Москвичи снимали деньги со счетов в сберкассах (у кого были), бежали в магазины, скупали, что могли. Понимали, что очень скоро полки опустеют.
Меньше чем через месяц после начала войны, 11 июля, в Москве и Ленинграде (раньше, чем в других городах) ввели карточки — на хлеб, крупу, сахар, кондитерские изделия, масло, мясо, рыбу, мыло, обувь и ткани. Существовало сто четырнадцать различных норм и видов снабжения — в зависимости от места работы и должности.
В Мосгорисполкоме и райисполкомах образовали бюро по выдаче продовольственных и промтоварных карточек, а также бюро по учету рабочей силы и топливные отделы. Продовольственные карточки выдавали каждый месяц, промтоварные — раз в полгода. Они были не именные и при утере не возобновлялись.

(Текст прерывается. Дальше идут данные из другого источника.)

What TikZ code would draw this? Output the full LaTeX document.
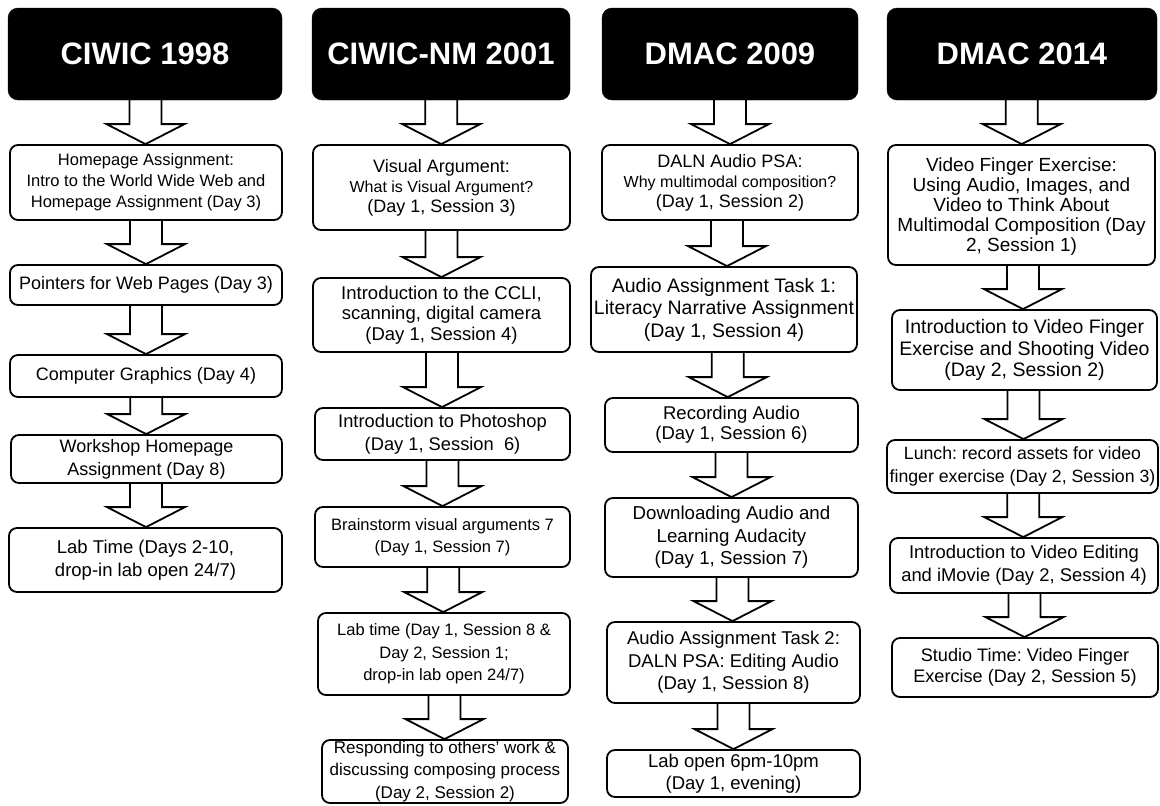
\documentclass[tikz,border=0pt]{standalone}
\usepackage{fontspec}
\setmainfont{Liberation Sans}
\usetikzlibrary{calc,backgrounds}
\frenchspacing
\newcommand{\fsz}[2]{\fontsize{#1pt}{#2pt}\selectfont}
\tikzset{
  hdr/.style={fill=black, draw=black, rounded corners=10pt, text=white,
    font=\bfseries\fsz{31}{36}, inner sep=0pt},
  box/.style={draw=black, line width=1.8pt, rounded corners=8pt, fill=white,
    align=center, inner sep=0pt, font=\fsz{18}{21.5}},
  barrow/.style={draw=black, line width=1.8pt, fill=white, line join=miter},
}
\newcommand{\barrow}[2]{%
  \draw[barrow] let \p1=(#1.south), \p2=(#2.north), \p3=($(#1.south)!0.5!(#2.north)$) in
    (\x3-16pt,\y1) -- (\x3-16pt,\y2+20pt) -- (\x3-39pt,\y2+20pt) -- (\x3,\y2)
    -- (\x3+39pt,\y2+20pt) -- (\x3+16pt,\y2+20pt) -- (\x3+16pt,\y1);}
\begin{document}
\begin{tikzpicture}[x=1pt,y=-1pt]
\useasboundingbox (0,0) rectangle (1160,806);
% column 1
\node[hdr, minimum width=274pt, minimum height=92pt] (h1) at (145,54) {CIWIC 1998};
\node[box, minimum width=272pt, minimum height=75pt, font=\fsz{16.5}{21}] (a1) at (146,182.5) {Homepage Assignment:\\Intro to the World Wide Web and\\Homepage Assignment (Day 3)};
\node[box, minimum width=272pt, minimum height=40pt] (a2) at (146,285) {Pointers for Web Pages (Day 3)};
\node[box, minimum width=272pt, minimum height=42pt] (a3) at (146,376) {Computer Graphics (Day 4)};
\node[box, minimum width=271pt, minimum height=48pt, font=\fsz{18}{23}] (a4) at (146.5,459) {Workshop Homepage\\Assignment (Day 8)};
\node[box, minimum width=273pt, minimum height=64pt, font=\fsz{18.5}{23}] (a5) at (145.5,560) {Lab Time (Days 2-10,\\drop-in lab open 24/7)};
% column 2
\node[hdr, minimum width=258pt, minimum height=92pt] (h2) at (441,54) {CIWIC-NM 2001};
\node[box, minimum width=257pt, minimum height=85pt, font=\fsz{18}{20}] (b1) at (441.5,187.5) {Visual Argument:\\{\fsz{16}{20}What is Visual Argument?}\\(Day 1, Session 3)};
\node[box, minimum width=257pt, minimum height=74pt, font=\fsz{18.5}{20.5}] (b2) at (441.5,315) {Introduction to the CCLI,\\scanning, digital camera\\(Day 1, Session 4)};
\node[box, minimum width=255pt, minimum height=52pt, font=\fsz{18.3}{23}] (b3) at (442.5,434) {Introduction to Photoshop\\(Day 1, Session\ \ 6)};
\node[box, minimum width=255pt, minimum height=60pt, font=\fsz{16.5}{22}] (b4) at (442.5,537) {Brainstorm visual arguments 7\\(Day 1, Session 7)};
\node[box, minimum width=252pt, minimum height=82pt, font=\fsz{16.5}{22.5}] (b5) at (444,654) {Lab time (Day 1, Session 8 \&\\Day 2, Session 1;\\drop-in lab open 24/7)};
\node[box, minimum width=246pt, minimum height=63pt, font=\fsz{17}{22.5}] (b6) at (445,771.5) {Responding to others' work \&\\discussing composing process\\(Day 2, Session 2)};
% column 3
\node[hdr, minimum width=256pt, minimum height=92pt] (h3) at (730,54) {DMAC 2009};
\node[box, minimum width=256pt, minimum height=75pt, font=\fsz{18}{20}] (c1) at (730,182.5) {DALN Audio PSA:\\{\fsz{16}{20}Why multimodal composition?}\\(Day 1, Session 2)};
\node[box, minimum width=266pt, minimum height=85pt, font=\fsz{19.5}{22.5}] (c2) at (724,309.5) {Audio Assignment Task 1:\\Literacy Narrative Assignment\\(Day 1, Session 4)};
\node[box, minimum width=253pt, minimum height=54pt, font=\fsz{18.5}{20}] (c3) at (731.5,425) {Recording Audio\\(Day 1, Session 6)};
\node[box, minimum width=253pt, minimum height=79pt, font=\fsz{18.7}{22.5}] (c4) at (731.5,537.5) {Downloading Audio and\\Learning Audacity\\(Day 1, Session 7)};
\node[box, minimum width=253pt, minimum height=81pt, font=\fsz{18.5}{22.5}] (c5) at (733.5,662.5) {Audio Assignment Task 2:\\DALN PSA: Editing Audio\\(Day 1, Session 8)};
\node[box, minimum width=253pt, minimum height=47pt, font=\fsz{18.5}{22}] (c6) at (733.5,773.5) {Lab open 6pm-10pm\\(Day 1, evening)};
% column 4
\node[hdr, minimum width=270pt, minimum height=92pt] (h4) at (1022,54) {DMAC 2014};
\node[box, minimum width=267pt, minimum height=120pt, font=\fsz{19}{20}, text depth=0pt] (d1) at (1021.5,205) {Video Finger Exercise:\\Using Audio, Images, and\\Video to Think About\\Multimodal Composition (Day\\2, Session 1)};
\node[box, minimum width=265pt, minimum height=80pt, font=\fsz{19.5}{21.5}] (d2) at (1024.5,350) {Introduction to Video Finger\\Exercise and Shooting Video\\(Day 2, Session 2)};
\node[box, minimum width=271pt, minimum height=53pt, font=\fsz{17.7}{23}] (d3) at (1022.5,466.5) {Lunch: record assets for video\\finger exercise (Day 2, Session 3)};
\node[box, minimum width=268pt, minimum height=55pt, font=\fsz{18.4}{23}] (d4) at (1024,565.5) {Introduction to Video Editing\\and iMovie (Day 2, Session 4)};
\node[box, minimum width=266pt, minimum height=59pt, font=\fsz{18.1}{21}] (d5) at (1025,667.5) {Studio Time: Video Finger\\Exercise (Day 2, Session 5)};
\begin{scope}[on background layer]
  \fill[white] (0,0) rectangle (1160,806);
  \barrow{h1}{a1}\barrow{a1}{a2}\barrow{a2}{a3}\barrow{a3}{a4}\barrow{a4}{a5}
  \barrow{h2}{b1}\barrow{b1}{b2}\barrow{b2}{b3}\barrow{b3}{b4}\barrow{b4}{b5}\barrow{b5}{b6}
  \barrow{h3}{c1}\barrow{c1}{c2}\barrow{c2}{c3}\barrow{c3}{c4}\barrow{c4}{c5}\barrow{c5}{c6}
  \barrow{h4}{d1}\barrow{d1}{d2}\barrow{d2}{d3}\barrow{d3}{d4}\barrow{d4}{d5}
\end{scope}
\end{tikzpicture}
\end{document}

Восемьсот граммов хлеба выдавали по рабочей карточке, шестьсот граммов — по карточке служащего. Детям и иждивенцам (то есть пенсионерам и неработающим) полагалось всего четыреста граммов. Хлеб продавался ежедневно — с половины седьмого утра, свою пайку разрешалось выкупить на один день вперед. Просроченные талоны не отоваривались. Жиры, мясо и рыбу продавали подекадно. Колбаса, сельдь, консервы засчитывались в норму отпуска рыбы или мяса. В столовых, которые обслуживали предприятия и учреждения, «за обед, изготовленный из 100 г мяса, сдается талон на 50 г мяса».